Aim of the task: Scan the listing and work out how many lines contain the word "with". Nothing but the number should be given.

Entries provided:
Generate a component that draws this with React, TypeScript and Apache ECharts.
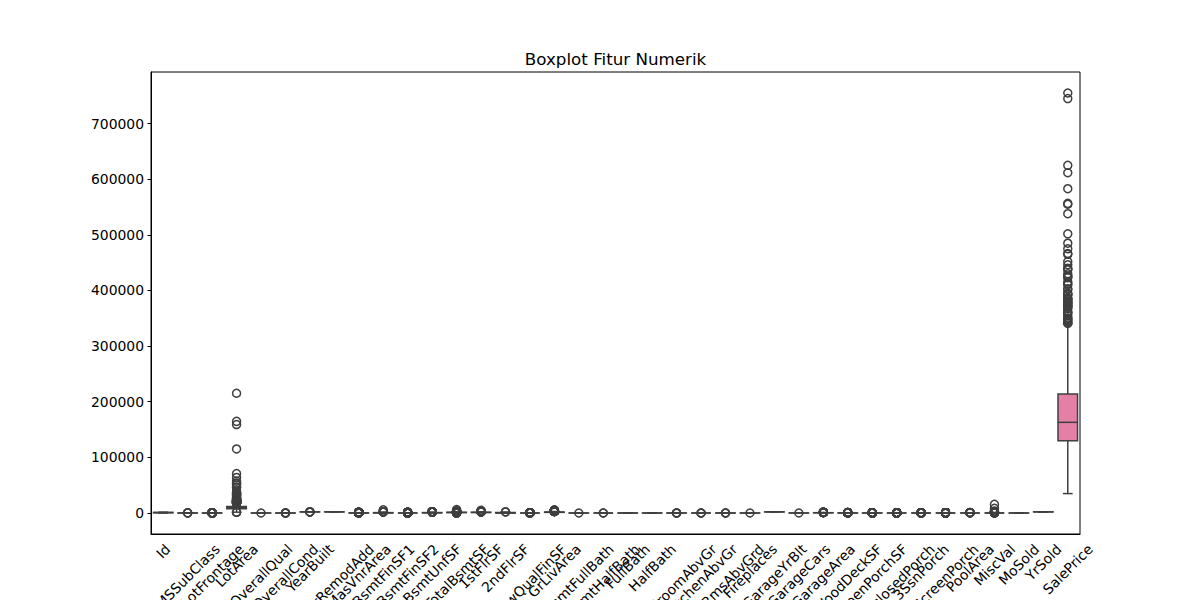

==

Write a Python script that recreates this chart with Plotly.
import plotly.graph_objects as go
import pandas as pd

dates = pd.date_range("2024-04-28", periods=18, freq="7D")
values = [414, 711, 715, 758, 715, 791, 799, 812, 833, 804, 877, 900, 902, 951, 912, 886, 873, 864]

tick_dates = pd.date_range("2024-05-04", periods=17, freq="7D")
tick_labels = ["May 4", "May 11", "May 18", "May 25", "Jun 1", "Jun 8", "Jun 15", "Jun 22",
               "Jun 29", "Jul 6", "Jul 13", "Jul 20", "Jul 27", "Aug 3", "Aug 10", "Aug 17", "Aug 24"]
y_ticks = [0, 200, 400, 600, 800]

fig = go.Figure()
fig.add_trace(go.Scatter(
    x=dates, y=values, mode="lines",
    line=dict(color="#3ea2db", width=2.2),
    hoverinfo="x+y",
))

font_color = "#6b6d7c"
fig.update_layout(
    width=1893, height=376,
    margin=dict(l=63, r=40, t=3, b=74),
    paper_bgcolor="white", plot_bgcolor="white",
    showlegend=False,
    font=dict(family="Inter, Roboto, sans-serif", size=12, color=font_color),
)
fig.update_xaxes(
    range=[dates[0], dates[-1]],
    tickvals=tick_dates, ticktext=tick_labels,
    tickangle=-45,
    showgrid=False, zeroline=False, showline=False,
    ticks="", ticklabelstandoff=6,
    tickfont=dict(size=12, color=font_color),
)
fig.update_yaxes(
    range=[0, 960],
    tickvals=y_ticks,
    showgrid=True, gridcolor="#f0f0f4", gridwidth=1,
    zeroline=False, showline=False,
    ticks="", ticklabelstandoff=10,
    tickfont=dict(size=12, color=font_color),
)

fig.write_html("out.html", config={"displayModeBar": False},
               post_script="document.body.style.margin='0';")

Finished exercise: 2